Locate each line holding the string "with" and copy it.

--- Available data ---
....................

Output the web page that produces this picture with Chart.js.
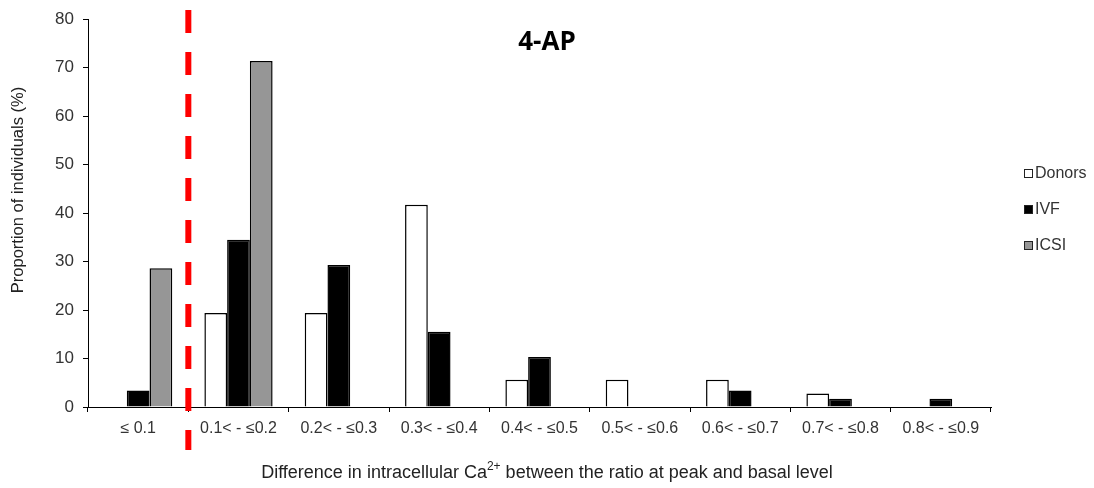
<!DOCTYPE html>
<html>
<head>
<meta charset="utf-8">
<script src="https://cdn.jsdelivr.net/npm/chart.js@4/dist/chart.umd.min.js"></script>
<style>
  html, body { margin: 0; padding: 0; background: #fff; }
  #wrap { position: relative; width: 1094px; height: 488px; }
</style>
</head>
<body>
<div id="wrap"><canvas id="chartDestination"></canvas></div>
<script>
const categories = ["≤ 0.1", "0.1< - ≤0.2", "0.2< - ≤0.3", "0.3< - ≤0.4", "0.4< - ≤0.5",
  "0.5< - ≤0.6", "0.6< - ≤0.7", "0.7< - ≤0.8", "0.8< - ≤0.9"];
const donors = [0, 19.4, 19.4, 41.7, 5.6, 5.6, 5.6, 2.8, 0];
const ivf = [3.4, 34.5, 29.3, 15.5, 10.3, 0, 3.4, 1.7, 1.7];
const icsi = [28.6, 71.4, 0, 0, 0, 0, 0, 0, 0];
const yTicks = [0, 10, 20, 30, 40, 50, 60, 70, 80];

const FONT = "'Liberation Sans', Arial, sans-serif";
const TEXT = "#333";

// title, threshold line, legend and both axis captions (x one needs a superscript)
const extrasPlugin = {
  id: "extras",
  afterDraw(chart) {
    const { ctx, scales: { x } } = chart;
    ctx.save();

    // dashed threshold between first and second class
    const lx = (x.getPixelForValue(0) + x.getPixelForValue(1)) / 2;
    ctx.strokeStyle = "#ff0000";
    ctx.lineWidth = 6;
    ctx.setLineDash([23, 19]);
    ctx.beginPath();
    ctx.moveTo(lx, 10);
    ctx.lineTo(lx, 450);
    ctx.stroke();
    ctx.setLineDash([]);

    // panel title
    ctx.fillStyle = "#000";
    ctx.font = "bold 26px 'Open Sans', 'DejaVu Sans', sans-serif";
    ctx.textAlign = "center";
    ctx.textBaseline = "alphabetic";
    ctx.fillText("4-AP", chart.width / 2, 50);

    // y axis caption
    ctx.save();
    ctx.translate(18, 190);
    ctx.rotate(-Math.PI / 2);
    ctx.font = "16.5px " + FONT;
    ctx.fillStyle = "#222";
    ctx.textBaseline = "middle";
    ctx.fillText("Proportion of individuals (%)", 0, 0);
    ctx.restore();

    // legend
    ctx.font = "16px " + FONT;
    ctx.textAlign = "left";
    ctx.textBaseline = "middle";
    chart.data.datasets.forEach((ds, i) => {
      const y = 173 + i * 36;
      ctx.fillStyle = ds.backgroundColor;
      ctx.fillRect(1024, y - 4, 9, 9);
      ctx.strokeStyle = "#222";
      ctx.lineWidth = 1;
      ctx.strokeRect(1024.5, y - 3.5, 8, 8);
      ctx.fillStyle = TEXT;
      ctx.fillText(ds.label, 1035, y + 1);
    });

    // x axis caption with Ca2+ superscript
    const parts = [
      { t: "Difference in intracellular Ca", size: 18, dy: 0 },
      { t: "2+", size: 12, dy: -8 },
      { t: " between the ratio at peak and basal level", size: 18, dy: 0 },
    ];
    let total = 0;
    parts.forEach((p) => {
      ctx.font = p.size + "px " + FONT;
      p.w = ctx.measureText(p.t).width;
      total += p.w;
    });
    let cx = chart.width / 2 - total / 2;
    ctx.textBaseline = "alphabetic";
    ctx.fillStyle = "#222";
    parts.forEach((p) => {
      ctx.font = p.size + "px " + FONT;
      ctx.fillText(p.t, cx, 478 + p.dy);
      cx += p.w;
    });

    ctx.restore();
  },
};

const ctx = document.getElementById("chartDestination");
const chart = new Chart(ctx, {
  type: "bar",
  data: {
    labels: categories,
    datasets: [
      { label: "Donors", data: donors, backgroundColor: "#ffffff" },
      { label: "IVF", data: ivf, backgroundColor: "#000000" },
      { label: "ICSI", data: icsi, backgroundColor: "#969696" },
    ],
  },
  options: {
    responsive: true,
    maintainAspectRatio: false,
    animation: false,
    layout: { padding: { left: 0, right: 103, top: 16, bottom: 0 } },
    datasets: {
      bar: {
        borderColor: "#000",
        borderWidth: 1.5,
        categoryPercentage: 0.68,
        barPercentage: 1,
      },
    },
    plugins: {
      legend: { display: false },
      tooltip: { enabled: false },
    },
    scales: {
      x: {
        grid: { offset: true, drawOnChartArea: false, tickLength: 5, color: "#000" },
        border: { color: "#000", width: 1 },
        ticks: { color: TEXT, font: { family: FONT, size: 16 }, padding: 7, maxRotation: 0 },
        afterFit(scale) { scale.height = 81; },
      },
      y: {
        min: 0,
        max: 80,
        afterBuildTicks(scale) { scale.ticks = yTicks.map((v) => ({ value: v })); },
        grid: { drawOnChartArea: false, tickLength: 5, color: "#000" },
        border: { color: "#000", width: 1 },
        ticks: { color: TEXT, font: { family: FONT, size: 17 }, padding: 9 },
        afterFit(scale) { scale.width = 88; },
      },
    },
  },
  plugins: [extrasPlugin],
});
</script>
</body>
</html>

....................

--- Solution ---
Output the web page that produces this picture with Chart.js.
    // x axis caption with Ca2+ superscript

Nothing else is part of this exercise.